Soyons donc lucides et reconnaissons que les prévisions des populations pour le siècle sont incompatibles avec les objectifs de réduction du réchauffement climatique. Le problème de la démographie est d’autant plus grave que les pays en développement souhaitent – c’est légitime de leur part – parvenir au même niveau de développement que les pays riches, dont la France fait partie.
C’est pourquoi la question démographique doit devenir la pierre angulaire des aides allouées aux pays émergents. Ainsi, les 100 milliards prévus pour soutenir leur transition énergétique devraient être prioritairement affectés aux programmes d’accès à l’éducation et à la santé. Adapter les aides sanitaires aux causes de mortalité contribuerait à la nécessaire transition démographique.
De son côté, la France peut apporter sa pierre à l’édifice en concentrant son aide sur le canal bilatéral et en la réservant aux pays prioritaires d’Afrique francophone, pour plus d’efficacité et moins de dilution.
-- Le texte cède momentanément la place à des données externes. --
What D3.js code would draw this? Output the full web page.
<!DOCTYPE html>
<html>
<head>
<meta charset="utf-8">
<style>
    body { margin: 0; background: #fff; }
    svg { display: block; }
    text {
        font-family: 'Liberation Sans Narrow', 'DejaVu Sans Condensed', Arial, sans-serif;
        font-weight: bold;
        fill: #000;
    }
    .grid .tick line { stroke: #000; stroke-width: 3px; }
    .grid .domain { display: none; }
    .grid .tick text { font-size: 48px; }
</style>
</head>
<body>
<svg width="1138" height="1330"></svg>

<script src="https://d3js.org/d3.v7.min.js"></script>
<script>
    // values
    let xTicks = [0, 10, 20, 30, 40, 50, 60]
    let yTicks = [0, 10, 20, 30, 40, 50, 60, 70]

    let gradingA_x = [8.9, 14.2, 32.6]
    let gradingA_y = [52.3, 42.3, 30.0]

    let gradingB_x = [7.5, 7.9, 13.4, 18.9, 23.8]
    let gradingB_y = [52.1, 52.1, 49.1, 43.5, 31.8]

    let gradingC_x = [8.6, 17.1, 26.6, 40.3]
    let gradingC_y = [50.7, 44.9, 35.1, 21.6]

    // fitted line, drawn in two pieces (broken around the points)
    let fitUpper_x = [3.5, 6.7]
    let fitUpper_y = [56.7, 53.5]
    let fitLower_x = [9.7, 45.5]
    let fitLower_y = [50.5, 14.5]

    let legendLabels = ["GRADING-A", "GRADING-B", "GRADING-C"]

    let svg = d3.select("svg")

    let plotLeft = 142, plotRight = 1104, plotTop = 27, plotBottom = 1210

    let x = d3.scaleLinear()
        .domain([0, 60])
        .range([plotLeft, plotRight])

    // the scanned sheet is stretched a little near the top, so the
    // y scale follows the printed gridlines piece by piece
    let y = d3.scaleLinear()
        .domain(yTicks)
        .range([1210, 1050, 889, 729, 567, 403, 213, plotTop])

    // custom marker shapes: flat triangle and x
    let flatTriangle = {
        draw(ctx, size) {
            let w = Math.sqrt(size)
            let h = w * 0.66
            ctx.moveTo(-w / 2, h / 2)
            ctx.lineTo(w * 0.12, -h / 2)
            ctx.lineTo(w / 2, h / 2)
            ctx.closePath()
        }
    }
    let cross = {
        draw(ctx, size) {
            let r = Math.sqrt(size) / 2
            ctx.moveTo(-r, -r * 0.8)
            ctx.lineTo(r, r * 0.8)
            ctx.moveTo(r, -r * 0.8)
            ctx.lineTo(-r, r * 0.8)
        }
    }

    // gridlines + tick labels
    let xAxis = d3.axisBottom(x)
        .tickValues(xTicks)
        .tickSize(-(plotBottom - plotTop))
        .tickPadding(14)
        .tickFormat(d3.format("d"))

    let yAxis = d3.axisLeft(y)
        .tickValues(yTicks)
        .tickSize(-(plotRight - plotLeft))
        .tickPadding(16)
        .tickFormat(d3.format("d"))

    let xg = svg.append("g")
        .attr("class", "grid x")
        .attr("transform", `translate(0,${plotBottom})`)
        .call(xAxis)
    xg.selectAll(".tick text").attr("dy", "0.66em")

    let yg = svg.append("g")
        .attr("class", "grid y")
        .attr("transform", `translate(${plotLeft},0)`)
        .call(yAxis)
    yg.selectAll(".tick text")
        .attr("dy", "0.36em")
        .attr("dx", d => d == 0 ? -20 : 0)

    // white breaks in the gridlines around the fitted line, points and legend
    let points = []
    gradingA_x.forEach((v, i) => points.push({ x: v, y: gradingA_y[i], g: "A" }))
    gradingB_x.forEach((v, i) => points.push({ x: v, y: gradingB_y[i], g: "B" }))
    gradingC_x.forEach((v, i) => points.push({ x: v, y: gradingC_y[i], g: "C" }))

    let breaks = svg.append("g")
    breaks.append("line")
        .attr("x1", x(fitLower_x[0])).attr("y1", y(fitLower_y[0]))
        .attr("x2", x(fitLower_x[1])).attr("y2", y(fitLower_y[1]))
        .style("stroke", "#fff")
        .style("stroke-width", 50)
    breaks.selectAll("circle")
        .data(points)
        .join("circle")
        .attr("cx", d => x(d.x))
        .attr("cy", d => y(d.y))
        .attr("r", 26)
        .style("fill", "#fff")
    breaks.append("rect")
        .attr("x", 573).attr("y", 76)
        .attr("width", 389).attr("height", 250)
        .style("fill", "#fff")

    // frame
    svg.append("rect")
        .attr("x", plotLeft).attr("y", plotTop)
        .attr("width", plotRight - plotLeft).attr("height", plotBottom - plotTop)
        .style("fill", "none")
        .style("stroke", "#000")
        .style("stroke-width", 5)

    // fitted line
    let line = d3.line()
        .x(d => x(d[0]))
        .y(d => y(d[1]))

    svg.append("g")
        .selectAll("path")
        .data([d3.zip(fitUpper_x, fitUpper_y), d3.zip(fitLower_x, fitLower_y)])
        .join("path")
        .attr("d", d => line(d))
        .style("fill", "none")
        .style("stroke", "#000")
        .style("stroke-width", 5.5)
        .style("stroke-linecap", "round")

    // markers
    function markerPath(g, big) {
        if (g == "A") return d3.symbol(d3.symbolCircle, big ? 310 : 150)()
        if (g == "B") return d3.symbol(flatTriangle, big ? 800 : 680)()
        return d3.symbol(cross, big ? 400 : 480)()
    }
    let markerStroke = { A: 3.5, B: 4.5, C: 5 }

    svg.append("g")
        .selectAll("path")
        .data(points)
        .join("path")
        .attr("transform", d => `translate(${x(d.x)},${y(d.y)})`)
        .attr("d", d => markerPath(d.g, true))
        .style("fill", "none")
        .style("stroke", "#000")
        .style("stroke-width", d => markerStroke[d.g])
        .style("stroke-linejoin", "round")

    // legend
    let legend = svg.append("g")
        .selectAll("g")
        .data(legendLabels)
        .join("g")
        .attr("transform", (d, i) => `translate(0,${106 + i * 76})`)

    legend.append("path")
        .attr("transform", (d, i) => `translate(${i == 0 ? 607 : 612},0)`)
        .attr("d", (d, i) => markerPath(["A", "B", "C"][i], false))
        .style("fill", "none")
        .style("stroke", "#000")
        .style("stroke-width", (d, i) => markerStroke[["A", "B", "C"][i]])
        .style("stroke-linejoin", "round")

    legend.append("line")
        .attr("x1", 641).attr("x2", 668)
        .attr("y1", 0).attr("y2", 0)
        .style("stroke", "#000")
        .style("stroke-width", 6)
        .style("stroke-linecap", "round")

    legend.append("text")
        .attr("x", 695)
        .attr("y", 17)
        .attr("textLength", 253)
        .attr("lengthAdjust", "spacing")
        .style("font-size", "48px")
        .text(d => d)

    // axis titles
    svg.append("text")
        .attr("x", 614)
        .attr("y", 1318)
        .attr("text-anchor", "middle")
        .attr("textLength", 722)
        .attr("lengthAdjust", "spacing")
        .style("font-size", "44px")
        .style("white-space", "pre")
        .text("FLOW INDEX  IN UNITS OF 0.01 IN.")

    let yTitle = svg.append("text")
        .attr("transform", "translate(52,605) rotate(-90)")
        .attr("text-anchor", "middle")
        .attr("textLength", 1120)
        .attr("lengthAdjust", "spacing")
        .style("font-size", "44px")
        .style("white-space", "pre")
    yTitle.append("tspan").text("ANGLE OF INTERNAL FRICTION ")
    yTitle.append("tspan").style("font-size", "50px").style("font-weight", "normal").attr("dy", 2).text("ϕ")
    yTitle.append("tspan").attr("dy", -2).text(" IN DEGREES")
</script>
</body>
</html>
Face aux grand-messes internationales, servant surtout à la communication, le retour aux souverainetés est la solution véritable pour faire face aux défis énergétiques. À quoi sert-il de mobiliser le monde quand l’Union européenne nous interdit de donner la priorité aux produits nationaux, aux circuits courts, respectueux des rythmes de la nature et beaucoup moins énergivores, quand les choix économiques de l’Union européenne poussent à toujours plus de mondialisme, de libre-échange, de concurrence frontale et déloyale, au détriment de la production locale ?
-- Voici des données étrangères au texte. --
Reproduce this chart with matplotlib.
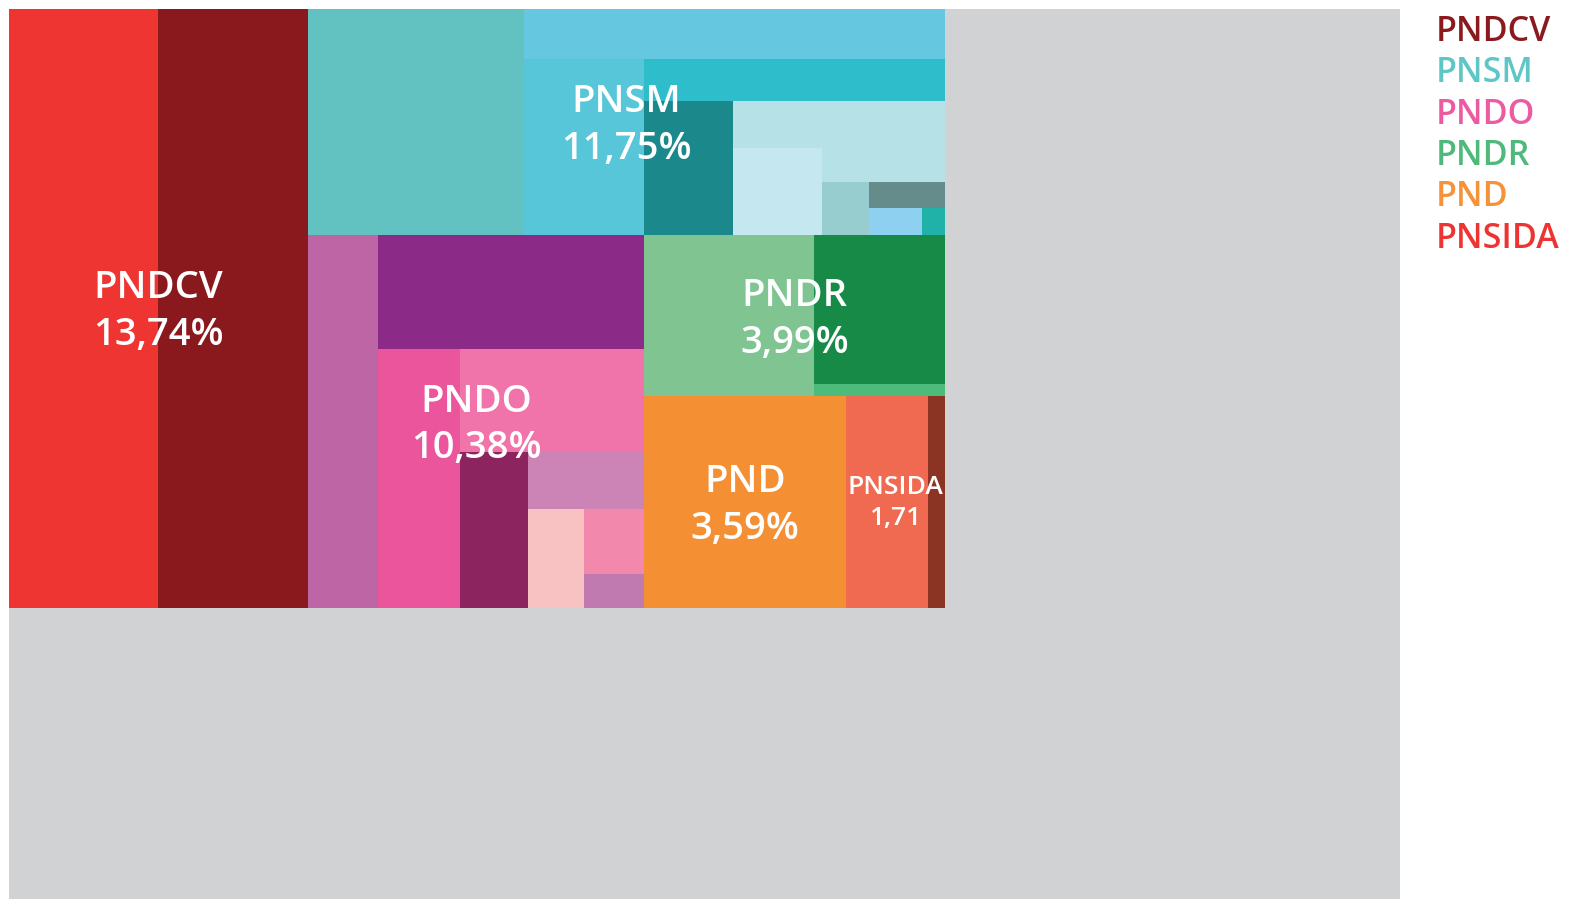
import matplotlib
matplotlib.use('Agg')
import matplotlib.pyplot as plt
from matplotlib.patches import Rectangle

# programme names, label text and legend colours
programmes = ['PNDCV', 'PNSM', 'PNDO', 'PNDR', 'PND', 'PNSIDA']
labels = ['13,74%', '11,75%', '10,38%', '3,99%', '3,59%', '1,71']
legend_colors = ['#8B1A1E', '#5EC6C6', '#EC5BA1', '#4EB97B', '#F5923A', '#EE3432']

# sub-blocks of each programme, in % of the whole frame
pndcv_vals = [7.25, 7.25]
pndcv_cols = ['#EE3531', '#8A191E']

pnsm_vals = [3.95, 1.705, 1.71, 1.024, 0.966, 0.807, 0.627, 0.339, 0.202, 0.160, 0.116, 0.050]
pnsm_cols = ['#62C2C1', '#66C8E0', '#56C6D8', '#2EBDCA', '#1B888C', '#B5E1E7',
             '#C5E8F0', '#B5E1E7', '#97CDCF', '#668B8B', '#8DD0F0', '#20B2A8']

pndo_vals = [2.103, 2.434, 1.713, 1.535, 0.854, 0.535, 0.444, 0.311, 0.165]
pndo_cols = ['#BE65A5', '#8B2A87', '#EA559B', '#F074A9', '#8C2460', '#CC84B6',
             '#F8C1C2', '#F289AC', '#C07AB0']

pndr_vals = [2.203, 1.570, 0.127]
pndr_cols = ['#80C591', '#178A47', '#4DBB7A']

pnd_vals = [3.452]
pnd_cols = ['#F48F34']

pnsida_vals = [1.401, 0.290]
pnsida_cols = ['#EF6A50', '#8C3424']

group_vals = [pndcv_vals, pnsm_vals, pndo_vals, pndr_vals, pnd_vals, pnsida_vals]
group_cols = [pndcv_cols, pnsm_cols, pndo_cols, pndr_cols, pnd_cols, pnsida_cols]

FRAME_W, FRAME_H = 1391.5, 890.5
BG = '#D1D2D4'


def alt_slice(values, x, y, w, h):
    # slice-and-dice, cutting alternately left/right and top/bottom
    rects = []
    total = float(sum(values))
    vert = True
    for i, v in enumerate(values):
        if i == len(values) - 1:
            rects.append((x, y, w, h))
            break
        frac = v / total
        if vert:
            dw = w * frac
            rects.append((x, y, dw, h))
            x += dw
            w -= dw
        else:
            dh = h * frac
            rects.append((x, y, w, dh))
            y += dh
            h -= dh
        total -= v
        vert = not vert
    return rects


fig = plt.figure(figsize=(15.72, 8.99), dpi=100)
ax = fig.add_axes([8.5 / 1572, 0, FRAME_W / 1572, FRAME_H / 899])
ax.set_xlim(0, FRAME_W)
ax.set_ylim(FRAME_H, 0)
ax.set_facecolor(BG)
ax.set_xticks([])
ax.set_yticks([])
for s in ax.spines.values():
    s.set_visible(False)

# the coloured block is a scaled copy of the frame holding the summed share
sums = [sum(v) for v in group_vals]
scale = (sum(sums) / 100.0) ** 0.5
block = alt_slice(sums, 0, 0, FRAME_W * scale, FRAME_H * scale)

for gi, (gx, gy, gw, gh) in enumerate(block):
    for (rx, ry, rw, rh), c in zip(alt_slice(group_vals[gi], gx, gy, gw, gh), group_cols[gi]):
        ax.add_patch(Rectangle((rx, ry), rw, rh, facecolor=c, edgecolor='none'))
    small = programmes[gi] == 'PNSIDA'
    fs = 19 if small else 27.5
    ax.text(gx + gw / 2, gy + gh / 2 + (1 if small else 3.5),
            programmes[gi] + '\n' + labels[gi],
            ha='center', va='center', color='white', fontsize=fs,
            family='Open Sans', fontweight='semibold', linespacing=1.3)

# legend as coloured text
for i, (name, c) in enumerate(zip(programmes, legend_colors)):
    fig.text(1436 / 1572, 1 - (32 + i * 41.3) / 899, name, color=c,
             fontsize=24.5, family='Open Sans', fontweight='semibold',
             ha='left', va='center')

fig.savefig('out.png', dpi=100)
Pourquoi être aussi ambitieux au niveau mondial, alors que nous ne sommes même pas capables d’exiger, à notre échelle, que les produits pénétrant notre marché respectent les normes environnementales que nous exigeons de nos chefs d’entreprise et de nos agriculteurs ? Parce que nous préférons une mondialisation tirée par le haut à une écologie médiatique et hors-sol, nous nous abstiendrons sur ce texte.